Владея обширным репертуаром, В. Жук с успехом выступал как солирующий скрипач. Артисту аплодировали слушатели многих стран Европы, Азии, Америки и Австралии. Его интерпретации всегда покоряли художествен-ной значительностью и совершенством. Репертуар исполнителя охватывает произведения для скрипки разных эпох и стилей: музыка старинных мастеров (Вивальди, Леклер, Бах); концерты Гайдна, Моцарта, Бетховена, Брамса, Мендельсона, Паганини, Шимановского,
Чайковского, Прокофьева, Хачатуряна, Шебалина; сонаты Бетховена, Изаи, Прокофьева, Вайнберга; прелюдии Шостаковича.

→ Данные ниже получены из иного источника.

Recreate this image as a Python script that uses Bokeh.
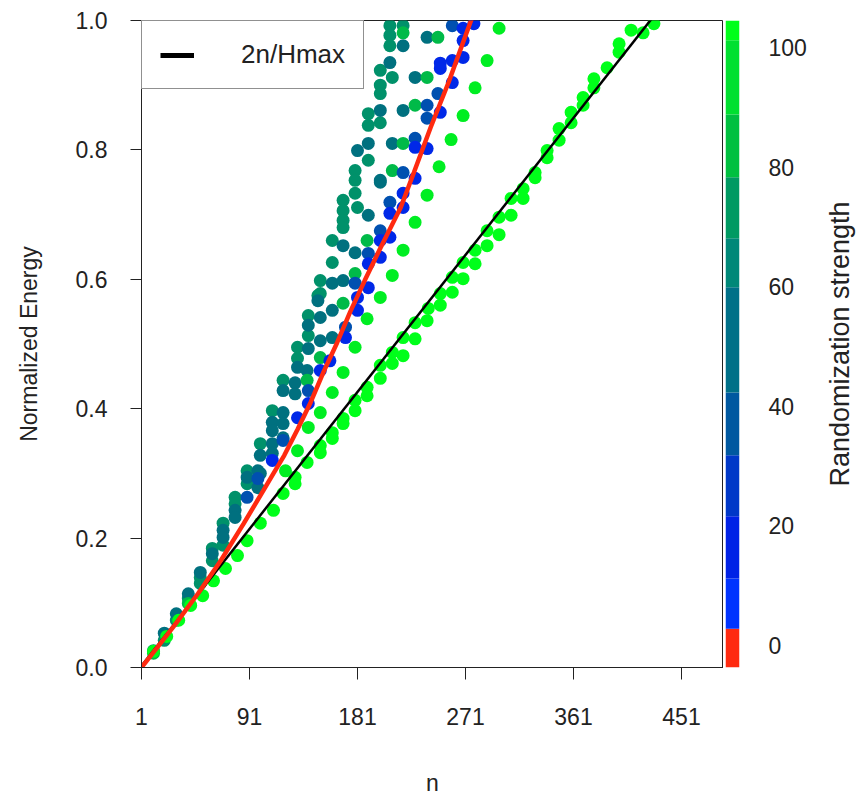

В 1975 году музыканту присвоено почетное звание “Заслуженный артист РСФСР”, а в 1986 – “Народный
артист РСФСР”.
С 1989 года Валентин Жук живет и работает за рубежом, являясь концертмейстером Симфонического оркестра Нидерландского радио, профессором Амстердамской консерватории. Музыкант выступает как солист, камерный исполнитель, дирижер, ежегодно концертирует в Москве и других городах России. Регулярно проводит мастер-классы в США и странах Европы, имеет записи на компакт-дисках (их более 20).
Интервью
– Насколько самостоятелен был выбор профессии для Вас?
– Конечно, он был не очень самостоятельный, поскольку в возрасте пяти лет меня отец не спрашивал, хочу я или не хочу играть на скрипке. Мне дали инструмент, и как выяснилось, надолго: до сегодняшнего дня. Поначалу скрипка была просто новой игрушкой… Потом выяснилось, что надо серьезно работать.
В отличие, скажем, от пианистов, скрипачи первые несколько лет издают просто кошмарные звуки. Поэтому художественного стимула в занятиях, конечно, не было.
Я начал делать какие-то успехи и поступил в ЦМШ. В начале войны школу эвакуировали в Пензу, потом отец забрал меня в Куйбышев, где тогда находился Большой театр. В эвакуации в Куйбышеве со мной занимался отец. После возвращения в Москву я опять поступил в ЦМШ.
– Наследственность профессии в музыке помогает или мешает?
– Во-первых, это хорошо чисто практически. Рядом с тобой есть человек, который может тебя проконтролировать, помочь, подсказать, начиная с самого нежного возраста. Ведь к педагогу мы попадаем всего пару раз в неделю, а бывает, и реже.
– Авторитет отца Вам помогал или мешал?
– Отец давил меня немножко. Насколько в классе Ямпольского все было спокойно и благодушно, настолько дома было иначе. Я уже был лауреатом трех конкурсов, а критики дома не убавлялось…
– Ваши дети слушались Вас как профессионала?
– Мне удалось проследить, что возраст 14 лет становится неким переломным моментом.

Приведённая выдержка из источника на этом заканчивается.